# Logic for Computer Scientists/Modal Logic/Temporal Logics

## Temporal Logics

The two modalities $\square$ and $\diamond$ cannot be used to distinguish between past and future. For this we need a multi-modal logic with the following $\square$ -operators

• $[F]A$ : $A$ holds always in the future
• $[P]A$ : $A$ holds always in the past
• $[A]A$ : $A$ holds always

and the corresponding $\diamond$ -operators:

• $\langle F\rangle A$ : $A$ holds somewhere in the future
• $\langle P\rangle A$ : $A$ holds somewhere in the past
• $\langle A\rangle A$ : $A$ holds somewhere

The semantics is then given as before, by giving constraints for the three reachability relations or by giving appropriate axioms, e.g.

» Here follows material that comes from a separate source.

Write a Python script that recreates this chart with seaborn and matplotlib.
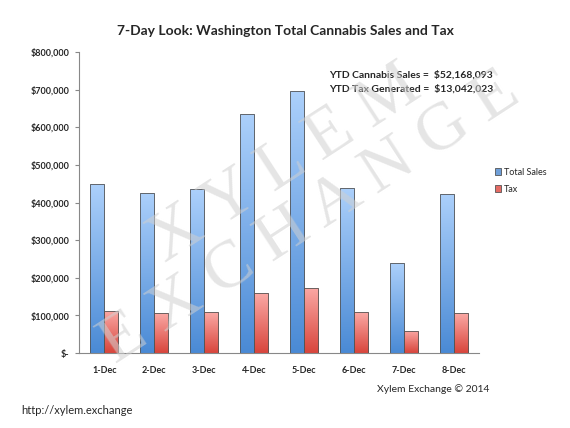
import numpy as np
import pandas as pd
import seaborn as sns
import matplotlib.pyplot as plt
from matplotlib.colors import LinearSegmentedColormap
from matplotlib.patches import Patch

# data
days = ['1-Dec', '2-Dec', '3-Dec', '4-Dec', '5-Dec', '6-Dec', '7-Dec', '8-Dec']
total_sales = [449000, 427000, 436000, 636000, 697000, 439000, 239000, 423000]
tax = [112000, 106000, 108000, 159000, 174000, 109000, 60000, 106000]
yticks = [0, 100000, 200000, 300000, 400000, 500000, 600000, 700000, 800000]
ytick_labels = ['$-', '$100,000', '$200,000', '$300,000', '$400,000',
                '$500,000', '$600,000', '$700,000', '$800,000']

df = pd.DataFrame({'day': days * 2,
                   'value': total_sales + tax,
                   'series': ['Total Sales'] * 8 + ['Tax'] * 8})

sns.set_style('white')
plt.rcParams['font.family'] = ['Lato', 'DejaVu Sans']

fig = plt.figure(figsize=(5.7, 4.28), dpi=100)
ax = fig.add_axes([0.139, 0.175, 0.701, 0.703])

sns.barplot(x='day', y='value', hue='series', data=df, ax=ax, width=0.57,
            palette={'Total Sales': '#7aaeea', 'Tax': '#ee7d76'},
            edgecolor='#555555', linewidth=0.6, legend=False)

# vertical gradient fill inside each bar
grads = {0: LinearSegmentedColormap.from_list('b', ['#4a8ad5', '#acd0fb']),
         1: LinearSegmentedColormap.from_list('r', ['#d8453c', '#fba9a5'])}
grad = np.linspace(0, 1, 256).reshape(-1, 1)
for i, cont in enumerate(ax.containers):
    for p in cont.patches:
        x0, y0 = p.get_x(), p.get_y()
        w, h = p.get_width(), p.get_height()
        im = ax.imshow(grad, cmap=grads[i], origin='lower', aspect='auto',
                       extent=[x0, x0 + w, y0, y0 + h], zorder=p.get_zorder())
        im.set_clip_path(p)
        p.set_facecolor('none')
        p.set_zorder(p.get_zorder() + 0.1)

ax.set_xlim(-0.5, 7.5)
ax.set_ylim(0, 800000)
ax.set_yticks(yticks)
ax.set_yticklabels(ytick_labels, fontsize=6.5, fontweight='bold')
ax.set_xticks(range(8))
ax.set_xticklabels(days, fontsize=6.5, fontweight='bold')
ax.set_xticks(np.arange(-0.5, 8, 1), minor=True)
ax.tick_params(axis='x', which='major', length=0, pad=9)
ax.tick_params(axis='x', which='minor', length=3, color='#888888', direction='out')
ax.tick_params(axis='y', length=3, color='#888888', direction='out', pad=4, left=True)
ax.set_xlabel('')
ax.set_ylabel('')
sns.despine(ax=ax)
for s in ['left', 'bottom']:
    ax.spines[s].set_color('#888888')
    ax.spines[s].set_linewidth(0.8)

# legend
handles = [Patch(facecolor='#6f9fd8', edgecolor='#555555', lw=0.6),
           Patch(facecolor='#e56b64', edgecolor='#555555', lw=0.6)]
fig.legend(handles, ['Total Sales', 'Tax'], loc='upper left',
           bbox_to_anchor=(0.862, 0.617), frameon=False, fontsize=6.5,
           handlelength=0.7, handleheight=0.7, handletextpad=0.3,
           labelspacing=0.9, borderaxespad=0)

fig.text(0.5, 0.928, '7-Day Look: Washington Total Cannabis Sales and Tax',
         ha='center', va='center', fontsize=10, fontweight='bold')
fig.text(0.578, 0.824, 'YTD Cannabis Sales =  $52,168,093', fontsize=7.5,
         fontweight='bold', va='center')
fig.text(0.578, 0.792, 'YTD Tax Generated =  $13,042,023', fontsize=7.5,
         fontweight='bold', va='center')

# watermark (letter-spaced serif)
fig.text(0.50, 0.615, 'X Y L E M', fontsize=50, family='Liberation Serif',
         color='#d0d0d0', alpha=0.55, rotation=33, ha='center', va='center',
         zorder=10)
fig.text(0.545, 0.49, 'E X C H A N G E', fontsize=49, family='Liberation Serif',
         color='#d0d0d0', alpha=0.55, rotation=33, ha='center', va='center',
         zorder=10)

fig.text(0.858, 0.091, 'Xylem Exchange \u00a9 2014', fontsize=7.5, ha='right',
         va='center')
fig.text(0.038, 0.042, 'http://xylem.exchange', fontsize=8, va='center')

fig.savefig('out.png', dpi=100)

• $[F]A\to [F][F]A$ : Transitivity; an analog axiom holds for the two other $\square$ -operators.
• $A\to [F]\langle P\rangle A$ : if we go from a time point $t$ in the future $t'$ , we can go back in the past to the time point where $A$ was true.
• $[A]A\leftrightarrow [F]A\land [P]A$ : connection of past with future.

In addition there are many other aspects of temporal logics. E.g. one can distinguish between left- and rightlinear structures or between dense and discrete time structures.